::: Recorded information :::

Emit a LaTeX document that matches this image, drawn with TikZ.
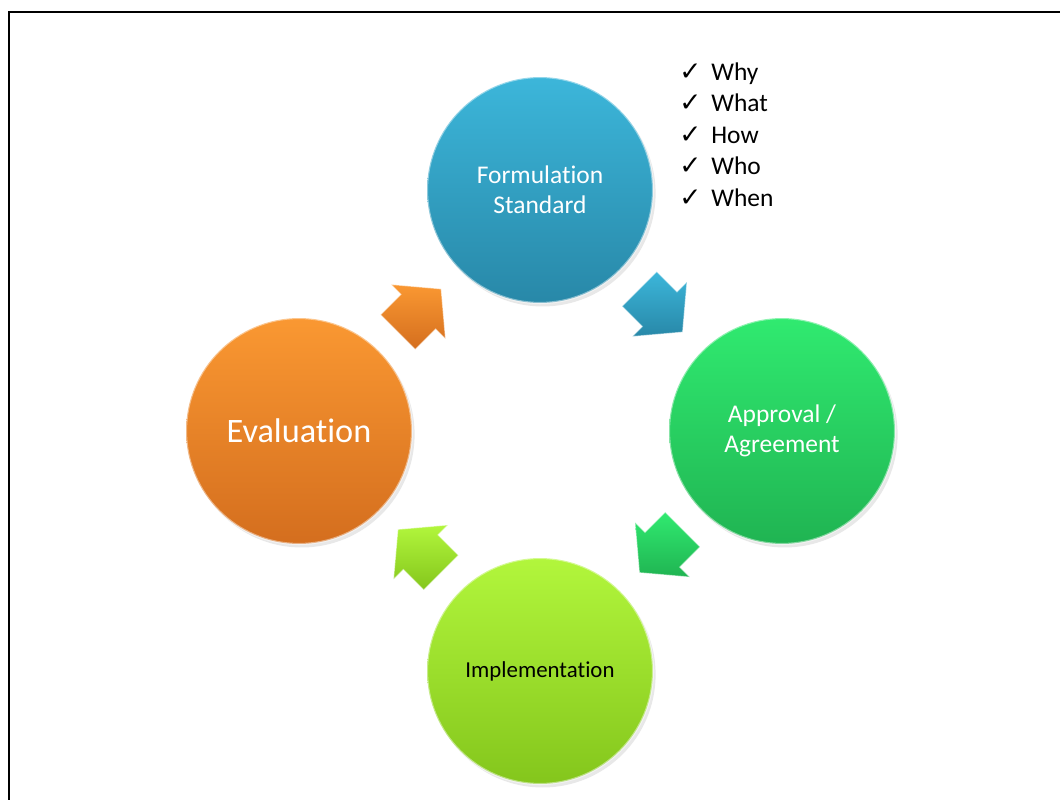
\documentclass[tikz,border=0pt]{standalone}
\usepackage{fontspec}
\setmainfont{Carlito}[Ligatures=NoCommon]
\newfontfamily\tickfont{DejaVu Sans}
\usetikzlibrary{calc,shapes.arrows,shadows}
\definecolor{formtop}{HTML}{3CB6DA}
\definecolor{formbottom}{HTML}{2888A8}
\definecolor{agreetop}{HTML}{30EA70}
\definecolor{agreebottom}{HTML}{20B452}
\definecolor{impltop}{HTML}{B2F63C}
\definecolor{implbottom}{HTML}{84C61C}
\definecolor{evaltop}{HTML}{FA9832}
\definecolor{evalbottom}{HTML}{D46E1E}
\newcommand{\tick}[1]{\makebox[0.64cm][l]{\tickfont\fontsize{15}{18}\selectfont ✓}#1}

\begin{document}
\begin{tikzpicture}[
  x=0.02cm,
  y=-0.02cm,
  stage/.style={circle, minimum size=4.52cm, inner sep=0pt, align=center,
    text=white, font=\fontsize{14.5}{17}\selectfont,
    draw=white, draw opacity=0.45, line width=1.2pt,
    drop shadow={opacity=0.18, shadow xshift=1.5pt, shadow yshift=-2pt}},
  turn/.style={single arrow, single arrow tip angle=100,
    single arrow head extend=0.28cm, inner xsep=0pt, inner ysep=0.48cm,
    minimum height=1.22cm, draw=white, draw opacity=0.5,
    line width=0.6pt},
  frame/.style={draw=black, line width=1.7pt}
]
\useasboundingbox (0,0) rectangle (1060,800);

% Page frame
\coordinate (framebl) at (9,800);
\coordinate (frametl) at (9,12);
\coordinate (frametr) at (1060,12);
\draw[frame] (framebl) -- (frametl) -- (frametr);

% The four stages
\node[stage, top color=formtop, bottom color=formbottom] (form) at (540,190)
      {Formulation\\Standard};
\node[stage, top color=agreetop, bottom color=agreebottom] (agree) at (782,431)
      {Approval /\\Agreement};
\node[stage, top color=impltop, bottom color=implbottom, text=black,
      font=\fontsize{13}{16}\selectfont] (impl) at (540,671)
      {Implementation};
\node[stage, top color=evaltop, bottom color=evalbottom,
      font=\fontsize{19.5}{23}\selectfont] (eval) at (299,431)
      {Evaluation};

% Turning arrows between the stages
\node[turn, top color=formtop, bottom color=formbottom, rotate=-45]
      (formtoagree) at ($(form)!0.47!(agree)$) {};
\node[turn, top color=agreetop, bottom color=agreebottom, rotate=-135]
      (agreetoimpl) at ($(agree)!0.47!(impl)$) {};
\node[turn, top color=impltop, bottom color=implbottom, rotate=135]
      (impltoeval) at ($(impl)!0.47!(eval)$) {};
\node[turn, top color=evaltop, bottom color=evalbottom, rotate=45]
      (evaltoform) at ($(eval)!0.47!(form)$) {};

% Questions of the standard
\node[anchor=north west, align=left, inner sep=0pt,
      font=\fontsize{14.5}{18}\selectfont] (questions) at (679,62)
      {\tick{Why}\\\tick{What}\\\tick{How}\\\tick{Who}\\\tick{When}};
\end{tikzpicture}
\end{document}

:::
::: Recorded information :::

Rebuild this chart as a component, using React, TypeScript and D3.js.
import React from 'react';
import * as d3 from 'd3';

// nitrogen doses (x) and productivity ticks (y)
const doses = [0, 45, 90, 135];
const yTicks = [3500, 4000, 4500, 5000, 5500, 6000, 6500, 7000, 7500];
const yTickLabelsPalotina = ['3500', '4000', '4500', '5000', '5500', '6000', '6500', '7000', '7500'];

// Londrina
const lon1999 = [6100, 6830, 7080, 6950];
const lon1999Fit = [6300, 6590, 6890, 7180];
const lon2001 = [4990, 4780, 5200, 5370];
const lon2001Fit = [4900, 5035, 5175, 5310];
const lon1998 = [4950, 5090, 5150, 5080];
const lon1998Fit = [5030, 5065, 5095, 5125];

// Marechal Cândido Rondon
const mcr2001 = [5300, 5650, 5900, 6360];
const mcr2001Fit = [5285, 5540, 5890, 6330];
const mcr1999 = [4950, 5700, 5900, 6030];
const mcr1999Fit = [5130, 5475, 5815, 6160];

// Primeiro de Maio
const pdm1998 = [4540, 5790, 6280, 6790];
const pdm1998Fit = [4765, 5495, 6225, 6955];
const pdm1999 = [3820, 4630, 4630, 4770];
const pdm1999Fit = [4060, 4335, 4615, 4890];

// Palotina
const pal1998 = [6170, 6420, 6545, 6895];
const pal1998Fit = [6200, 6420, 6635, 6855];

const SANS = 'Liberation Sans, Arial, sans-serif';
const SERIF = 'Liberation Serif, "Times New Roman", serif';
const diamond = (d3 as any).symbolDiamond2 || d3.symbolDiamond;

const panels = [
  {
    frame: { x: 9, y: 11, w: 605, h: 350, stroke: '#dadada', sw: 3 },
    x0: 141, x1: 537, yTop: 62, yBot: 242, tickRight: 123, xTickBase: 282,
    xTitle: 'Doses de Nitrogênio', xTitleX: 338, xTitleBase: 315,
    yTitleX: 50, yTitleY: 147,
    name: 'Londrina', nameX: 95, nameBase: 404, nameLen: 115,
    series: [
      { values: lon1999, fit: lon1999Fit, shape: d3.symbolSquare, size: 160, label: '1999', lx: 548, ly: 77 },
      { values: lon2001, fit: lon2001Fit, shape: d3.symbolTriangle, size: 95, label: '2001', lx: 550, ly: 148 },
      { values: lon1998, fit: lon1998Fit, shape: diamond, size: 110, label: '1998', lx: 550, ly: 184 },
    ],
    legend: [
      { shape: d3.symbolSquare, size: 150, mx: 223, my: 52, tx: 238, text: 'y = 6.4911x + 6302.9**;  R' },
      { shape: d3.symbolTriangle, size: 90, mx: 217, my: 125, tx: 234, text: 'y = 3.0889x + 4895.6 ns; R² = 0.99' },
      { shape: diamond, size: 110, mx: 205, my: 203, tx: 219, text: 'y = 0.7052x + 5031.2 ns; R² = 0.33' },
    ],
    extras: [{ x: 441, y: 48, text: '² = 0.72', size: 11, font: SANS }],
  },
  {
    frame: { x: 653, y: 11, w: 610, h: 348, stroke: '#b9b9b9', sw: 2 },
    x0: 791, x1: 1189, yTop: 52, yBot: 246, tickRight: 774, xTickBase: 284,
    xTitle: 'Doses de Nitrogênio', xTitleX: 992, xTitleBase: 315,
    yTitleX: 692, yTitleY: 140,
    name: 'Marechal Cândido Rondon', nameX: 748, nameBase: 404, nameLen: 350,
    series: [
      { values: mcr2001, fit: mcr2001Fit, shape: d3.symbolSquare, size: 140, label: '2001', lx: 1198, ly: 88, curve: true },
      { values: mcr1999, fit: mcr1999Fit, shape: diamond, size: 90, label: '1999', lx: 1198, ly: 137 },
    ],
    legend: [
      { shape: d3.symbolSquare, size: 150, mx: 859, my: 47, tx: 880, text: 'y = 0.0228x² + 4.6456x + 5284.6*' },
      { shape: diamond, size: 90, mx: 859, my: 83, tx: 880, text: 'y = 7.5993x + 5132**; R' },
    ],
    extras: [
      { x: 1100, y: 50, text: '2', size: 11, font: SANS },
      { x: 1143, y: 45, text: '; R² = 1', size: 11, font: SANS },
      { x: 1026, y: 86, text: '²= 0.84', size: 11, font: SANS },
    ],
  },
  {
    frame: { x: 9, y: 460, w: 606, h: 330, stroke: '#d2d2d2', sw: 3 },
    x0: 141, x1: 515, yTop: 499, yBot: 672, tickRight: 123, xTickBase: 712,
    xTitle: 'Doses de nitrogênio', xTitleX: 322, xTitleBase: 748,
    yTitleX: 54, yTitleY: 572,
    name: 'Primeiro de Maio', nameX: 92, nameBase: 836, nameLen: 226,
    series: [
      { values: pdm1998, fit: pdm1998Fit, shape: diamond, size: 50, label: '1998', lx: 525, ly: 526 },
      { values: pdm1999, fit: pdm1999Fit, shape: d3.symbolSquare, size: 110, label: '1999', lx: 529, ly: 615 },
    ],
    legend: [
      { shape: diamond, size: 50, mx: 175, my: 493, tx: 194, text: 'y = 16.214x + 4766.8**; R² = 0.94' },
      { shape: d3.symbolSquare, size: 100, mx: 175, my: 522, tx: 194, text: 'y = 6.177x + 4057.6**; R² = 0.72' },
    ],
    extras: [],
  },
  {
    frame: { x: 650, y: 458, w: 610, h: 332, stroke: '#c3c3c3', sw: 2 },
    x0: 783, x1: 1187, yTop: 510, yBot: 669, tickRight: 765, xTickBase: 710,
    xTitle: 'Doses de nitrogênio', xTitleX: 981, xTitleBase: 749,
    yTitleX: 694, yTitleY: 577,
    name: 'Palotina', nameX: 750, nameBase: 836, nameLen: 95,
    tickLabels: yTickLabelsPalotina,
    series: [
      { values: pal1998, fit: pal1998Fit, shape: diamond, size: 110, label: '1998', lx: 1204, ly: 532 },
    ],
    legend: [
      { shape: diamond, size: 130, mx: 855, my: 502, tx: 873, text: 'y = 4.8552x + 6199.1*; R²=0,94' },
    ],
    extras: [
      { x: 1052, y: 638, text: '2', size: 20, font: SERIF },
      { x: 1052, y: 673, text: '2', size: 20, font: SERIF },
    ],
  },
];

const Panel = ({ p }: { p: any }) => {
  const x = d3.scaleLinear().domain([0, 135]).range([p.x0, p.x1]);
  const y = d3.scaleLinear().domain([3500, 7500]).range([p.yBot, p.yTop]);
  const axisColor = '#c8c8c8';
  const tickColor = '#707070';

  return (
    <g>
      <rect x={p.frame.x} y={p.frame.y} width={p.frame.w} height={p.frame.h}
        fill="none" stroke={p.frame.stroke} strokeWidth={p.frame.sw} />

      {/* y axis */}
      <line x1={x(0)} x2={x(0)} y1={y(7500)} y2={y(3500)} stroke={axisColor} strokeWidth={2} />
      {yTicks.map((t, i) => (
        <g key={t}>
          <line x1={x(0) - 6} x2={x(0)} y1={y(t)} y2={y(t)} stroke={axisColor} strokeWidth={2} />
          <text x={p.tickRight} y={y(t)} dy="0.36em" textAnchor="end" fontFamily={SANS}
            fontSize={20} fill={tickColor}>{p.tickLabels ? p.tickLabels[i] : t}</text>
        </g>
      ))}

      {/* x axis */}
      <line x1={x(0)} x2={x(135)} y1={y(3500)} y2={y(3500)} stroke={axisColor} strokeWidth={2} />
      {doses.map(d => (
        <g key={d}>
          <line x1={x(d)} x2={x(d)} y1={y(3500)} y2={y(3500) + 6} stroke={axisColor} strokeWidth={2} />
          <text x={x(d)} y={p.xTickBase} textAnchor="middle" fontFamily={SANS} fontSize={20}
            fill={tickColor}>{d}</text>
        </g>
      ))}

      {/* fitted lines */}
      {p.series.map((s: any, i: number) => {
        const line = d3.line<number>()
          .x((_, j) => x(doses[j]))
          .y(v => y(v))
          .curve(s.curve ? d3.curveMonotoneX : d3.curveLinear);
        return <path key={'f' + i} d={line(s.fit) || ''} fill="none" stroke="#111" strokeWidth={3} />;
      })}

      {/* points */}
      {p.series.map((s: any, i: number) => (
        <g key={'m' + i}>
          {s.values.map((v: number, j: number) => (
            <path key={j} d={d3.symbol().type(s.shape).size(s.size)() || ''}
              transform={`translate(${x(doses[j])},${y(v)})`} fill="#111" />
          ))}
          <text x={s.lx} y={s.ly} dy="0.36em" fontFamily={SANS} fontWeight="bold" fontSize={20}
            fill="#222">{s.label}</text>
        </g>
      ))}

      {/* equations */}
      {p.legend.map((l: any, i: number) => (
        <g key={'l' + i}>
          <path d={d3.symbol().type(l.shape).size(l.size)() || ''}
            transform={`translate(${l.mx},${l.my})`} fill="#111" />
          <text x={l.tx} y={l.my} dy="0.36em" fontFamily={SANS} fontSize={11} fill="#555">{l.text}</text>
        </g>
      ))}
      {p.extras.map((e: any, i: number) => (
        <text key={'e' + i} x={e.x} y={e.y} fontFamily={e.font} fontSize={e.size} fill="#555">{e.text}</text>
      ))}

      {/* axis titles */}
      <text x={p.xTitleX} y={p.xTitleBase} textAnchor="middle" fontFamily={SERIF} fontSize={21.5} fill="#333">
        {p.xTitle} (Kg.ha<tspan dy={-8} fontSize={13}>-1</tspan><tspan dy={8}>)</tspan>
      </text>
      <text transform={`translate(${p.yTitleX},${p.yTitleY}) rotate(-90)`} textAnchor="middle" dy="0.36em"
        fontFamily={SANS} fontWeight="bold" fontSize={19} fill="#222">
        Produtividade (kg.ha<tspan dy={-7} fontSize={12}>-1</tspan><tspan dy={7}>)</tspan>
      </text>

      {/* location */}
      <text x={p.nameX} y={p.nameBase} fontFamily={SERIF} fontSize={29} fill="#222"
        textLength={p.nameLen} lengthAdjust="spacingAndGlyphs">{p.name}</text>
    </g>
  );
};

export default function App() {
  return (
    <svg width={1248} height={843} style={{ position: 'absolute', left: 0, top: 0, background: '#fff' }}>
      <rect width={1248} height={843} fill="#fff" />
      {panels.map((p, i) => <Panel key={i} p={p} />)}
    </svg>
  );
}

:::

• Goal: Skip every picture. Repeat the lines from the one with "Emit a LaTeX" through the one with "(frametl) -- (frametr);", both ends included.

• Task response:
Emit a LaTeX document that matches this image, drawn with TikZ.
\documentclass[tikz,border=0pt]{standalone}
\usepackage{fontspec}
\setmainfont{Carlito}[Ligatures=NoCommon]
\newfontfamily\tickfont{DejaVu Sans}
\usetikzlibrary{calc,shapes.arrows,shadows}
\definecolor{formtop}{HTML}{3CB6DA}
\definecolor{formbottom}{HTML}{2888A8}
\definecolor{agreetop}{HTML}{30EA70}
\definecolor{agreebottom}{HTML}{20B452}
\definecolor{impltop}{HTML}{B2F63C}
\definecolor{implbottom}{HTML}{84C61C}
\definecolor{evaltop}{HTML}{FA9832}
\definecolor{evalbottom}{HTML}{D46E1E}
\newcommand{\tick}[1]{\makebox[0.64cm][l]{\tickfont\fontsize{15}{18}\selectfont ✓}#1}

\begin{document}
\begin{tikzpicture}[
  x=0.02cm,
  y=-0.02cm,
  stage/.style={circle, minimum size=4.52cm, inner sep=0pt, align=center,
    text=white, font=\fontsize{14.5}{17}\selectfont,
    draw=white, draw opacity=0.45, line width=1.2pt,
    drop shadow={opacity=0.18, shadow xshift=1.5pt, shadow yshift=-2pt}},
  turn/.style={single arrow, single arrow tip angle=100,
    single arrow head extend=0.28cm, inner xsep=0pt, inner ysep=0.48cm,
    minimum height=1.22cm, draw=white, draw opacity=0.5,
    line width=0.6pt},
  frame/.style={draw=black, line width=1.7pt}
]
\useasboundingbox (0,0) rectangle (1060,800);

% Page frame
\coordinate (framebl) at (9,800);
\coordinate (frametl) at (9,12);
\coordinate (frametr) at (1060,12);
\draw[frame] (framebl) -- (frametl) -- (frametr);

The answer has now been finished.